Fast forward to yesterday: last week I had accidentally sent him an email I was trying to save as a draft, venting my feelings to him, nothing I wouldn't necessarily have written him by choice, but I didn't mean to send it. I immediately followed it up with an email saying "oops, that was a big mistake, I didn't mean to send that to you, I truly want no communication with you, I'm sorry, please delete that, don't contact me again". So yesterday he emails me and writes that he was UNSURE about whether I wanted a response (yeah, right) but that he wanted to tell me the REAL reason HE had broken up with ME (!!!). He said it was because he had realized that he didn't want to have a relationship with me that would lead to marriage, that I wasn't the one he wanted to marry, but that he still did love me anyway while we were together (ummmm...) and that he just didn't handle those feelings and realizations well (like by ending things with me), and that he was sorry for THAT behavior.
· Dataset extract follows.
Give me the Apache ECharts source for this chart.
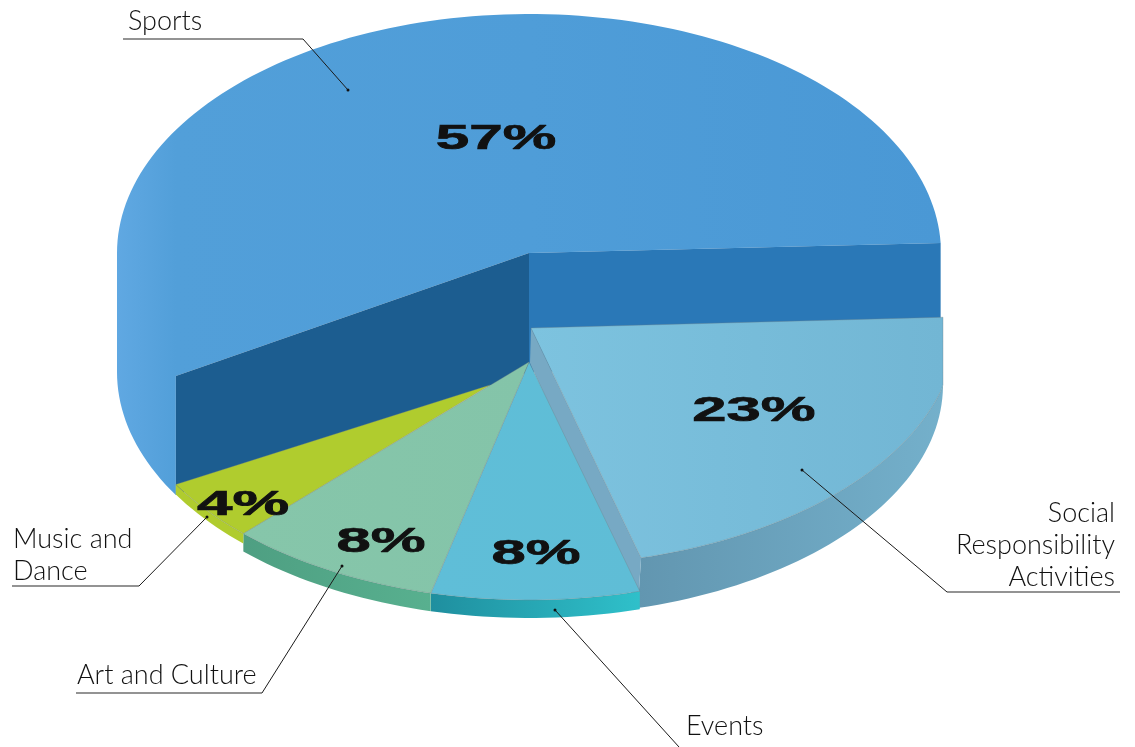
<!DOCTYPE html>
<html>
<head>
<meta charset="utf-8">
<style>html,body{margin:0;padding:0;background:#fff}#c{width:1135px;height:747px}</style>
<script src="https://cdn.jsdelivr.net/npm/echarts@6/dist/echarts.min.js"></script>
</head>
<body>
<div id="c"></div>
<script>
const categories = ['Sports', 'Social Responsibility Activities', 'Events', 'Art and Culture', 'Music and Dance'];
const shareValues = [57, 23, 8, 8, 4];
const categoryLines = [['Sports'], ['Social', 'Responsibility', 'Activities'], ['Events'], ['Art and Culture'], ['Music and', 'Dance']];

// Perspective geometry of each slice (the source is a hand-distorted 3D pie).
const sliceGeometry = [
  { top: { cx: 529, cy: 253, rx: 412, ry: 239 }, bottom: { cx: 529, cy: 372, rx: 412, ry: 239 }, apex: [529, 253], apexLow: [529, 372], start: 149, fit: 1.0166, inner: true },
  { top: { cx: 531, cy: 328, rx: 425, ry: 238 }, bottom: { cx: 531, cy: 385, rx: 412, ry: 231 }, apex: [531, 328], apexLow: [530, 363], start: -2.6, fit: 0.937, maxX: 943, strip: true },
  { top: { cx: 529, cy: 362, rx: 412, ry: 238 }, bottom: { cx: 529, cy: 380, rx: 412, ry: 238 }, apex: [529, 362], start: 74.4, fit: 1.02 },
  { top: { cx: 529, cy: 362, rx: 412, ry: 238 }, bottom: { cx: 529, cy: 380, rx: 412, ry: 238 }, apex: [529, 362], start: 103.8, fit: 1.045 },
  { top: { cx: 529, cy: 362, rx: 412, ry: 238 }, bottom: { cx: 529, cy: 372, rx: 412, ry: 238 }, apex: [490, 385], start: 133.9, fit: 1.05 }
];
const sliceColors = [
  { top: [[0, '#60a8e2'], [0.0716, '#529fd9'], [0.5, '#4f9dd8'], [1, '#4a98d5']], innerLeft: '#1c5d90', innerRight: '#2a78b7' },
  { top: [[0, '#7dc3df'], [1, '#72b6d4']], wall: ['#6296b0', '#74b0cb'], strip: '#77a9c4' },
  { top: [[0, '#5fbed8'], [1, '#5fbdd6']], wall: ['#1f8f9f', '#2fc0ca'] },
  { top: [[0, '#86c6aa'], [1, '#84c4a9']], wall: ['#4e9f82', '#58b08f'] },
  { top: [[0, '#b0cc2e'], [1, '#b0cc2e']], wall: ['#b0cc2e', '#b0cc2e'] }
];
const percentPlacement = [
  { x: 496, y: 139, sx: 1.72 }, { x: 754, y: 411, sx: 1.76 }, { x: 536, y: 554, sx: 1.76 },
  { x: 381, y: 542, sx: 1.76 }, { x: 243, y: 505, sx: 1.82 }
];
const leaderPlacement = [
  { under: [123, 303, 39], to: [348, 90], text: { x: 128, y: 21, align: 'left' } },
  { under: [1120, 947, 592], to: [802, 470], text: { x: 1115, y: 513, align: 'right' } },
  { from: [679, 747], to: [555, 610], text: { x: 686, y: 726, align: 'left' } },
  { under: [76, 262, 693], to: [342, 566], text: { x: 77, y: 675, align: 'left' } },
  { under: [12, 139, 586], to: [207, 517], text: { x: 13, y: 539, align: 'left' } }
];
const LINE_GAP = 32;

const chart = echarts.init(document.getElementById('c'), null, { renderer: 'canvas' });
const rad = d => d * Math.PI / 180;
function arc(e, a0, a1, maxX) {
  const pts = [];
  const n = Math.max(8, Math.ceil(Math.abs(a1 - a0) / 1.5));
  for (let i = 0; i <= n; i++) {
    const a = rad(a0 + (a1 - a0) * i / n);
    let x = e.cx + e.rx * Math.cos(a);
    if (maxX) x = Math.min(x, maxX);
    pts.push([x, e.cy + e.ry * Math.sin(a)]);
  }
  return pts;
}
const hGrad = stops => new echarts.graphic.LinearGradient(0, 0, 1, 0, stops.map(s => ({ offset: s[0], color: s[1] })));
const wallGrad = c => hGrad([[0, c[0]], [1, c[1]]]);
const poly = (points, fill, stroke) => ({
  type: 'polygon', shape: { points },
  style: { fill, stroke: stroke || null, lineWidth: stroke ? 0.6 : 0 }
});
const EDGE = 'rgba(110,125,130,0.55)';

function renderSlice(params, api) {
  const i = params.dataIndex;
  const g = sliceGeometry[i], c = sliceColors[i];
  const sweep = api.value(0) * 3.6 * g.fit;
  const a0 = g.start, a1 = g.start + sweep;
  const rim = arc(g.top, a0, a1, g.maxX);
  const low = arc(g.bottom, a0, a1, g.maxX);
  const children = [];
  if (g.inner) {
    // one silhouette: the outer wall on the left blends into the top face
    const body = arc(g.bottom, a0, 180).concat(arc(g.top, 180, a1), [g.apex, rim[0]]);
    children.push(poly(body, hGrad(c.top)));
    children.push(poly([g.apex, rim[0], low[0], g.apexLow], c.innerLeft));
    children.push(poly([g.apex, rim[rim.length - 1], low[low.length - 1], g.apexLow], c.innerRight));
  } else {
    children.push(poly(rim.concat(low.slice().reverse()), wallGrad(c.wall)));
    if (g.strip) {
      children.push(poly([g.apex, rim[rim.length - 1], low[low.length - 1], g.apexLow], c.strip));
    }
    children.push(poly([g.apex].concat(rim), hGrad(c.top), EDGE));
  }
  return { type: 'group', children };
}

function renderLabels(params, api) {
  const i = params.dataIndex;
  const p = percentPlacement[i], l = leaderPlacement[i];
  const children = [];
  children.push({
    type: 'text', x: p.x, y: p.y, scaleX: p.sx,
    style: {
      text: api.value(0) + '%', fill: '#111', stroke: '#111', lineWidth: 0.7,
      font: 'bold 35px "Liberation Sans", Arial, sans-serif',
      textAlign: 'center', textVerticalAlign: 'middle'
    }
  });
  const start = l.under ? [l.under[1], l.under[2]] : l.from;
  if (l.under) {
    children.push({
      type: 'line', shape: { x1: l.under[0], y1: l.under[2], x2: l.under[1], y2: l.under[2] },
      style: { stroke: '#6f6f6f', lineWidth: 1.4 }
    });
  }
  children.push({
    type: 'line', shape: { x1: start[0], y1: start[1], x2: l.to[0], y2: l.to[1] },
    style: { stroke: '#1a1a1a', lineWidth: 1 }
  });
  children.push({
    type: 'circle', shape: { cx: l.to[0], cy: l.to[1], r: 1.5 },
    style: { fill: '#111' }
  });
  categoryLines[i].forEach((t, k) => {
    children.push({
      type: 'text', x: l.text.x, y: l.text.y + k * LINE_GAP,
      style: {
        text: t, fill: '#111',
        font: '300 27px Lato, sans-serif',
        textAlign: l.text.align, textVerticalAlign: 'middle'
      }
    });
  });
  return { type: 'group', children };
}

const seriesData = shareValues.map((v, i) => ({ name: categories[i], value: [v] }));
chart.setOption({
  backgroundColor: '#ffffff',
  animation: false,
  series: [
    { type: 'custom', coordinateSystem: 'none', silent: true, clip: false, z: 2, renderItem: renderSlice, data: seriesData, encode: { value: 0 } },
    { type: 'custom', coordinateSystem: 'none', silent: true, clip: false, z: 3, renderItem: renderLabels, data: seriesData, encode: { value: 0 } }
  ]
});
</script>
</body>
</html>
Okay: I broke up with him, I left him, sobbing, because I was through with being sent home along so he could continue to get more wasted. Against my better judgment and awareness, I am being really affected by the fact that this guy has no grip on reality whatsoever. My question is, is this classic A behavior-to make these insane statements? We broke up because of how he treated me. How in the world does that have to do with him not wanting to marry me? The one thing I can tell you is, he knows I want to get married, in general, and he knows that saying that to me would affect me personally and be hurtful. Because at this point, what reason could there possibly be for him saying that to me??? We are already broken up! The essence of the email that I wrote to him, just so you know, the one that I sent accidentally (no, I'm serious, it was on accident!!!) was to point out the discrepancies between his loving statements and behavior when he was sober and it didn't conflict with his boozing-and his behavior when he was boozing. In other words, I was poking at the denial.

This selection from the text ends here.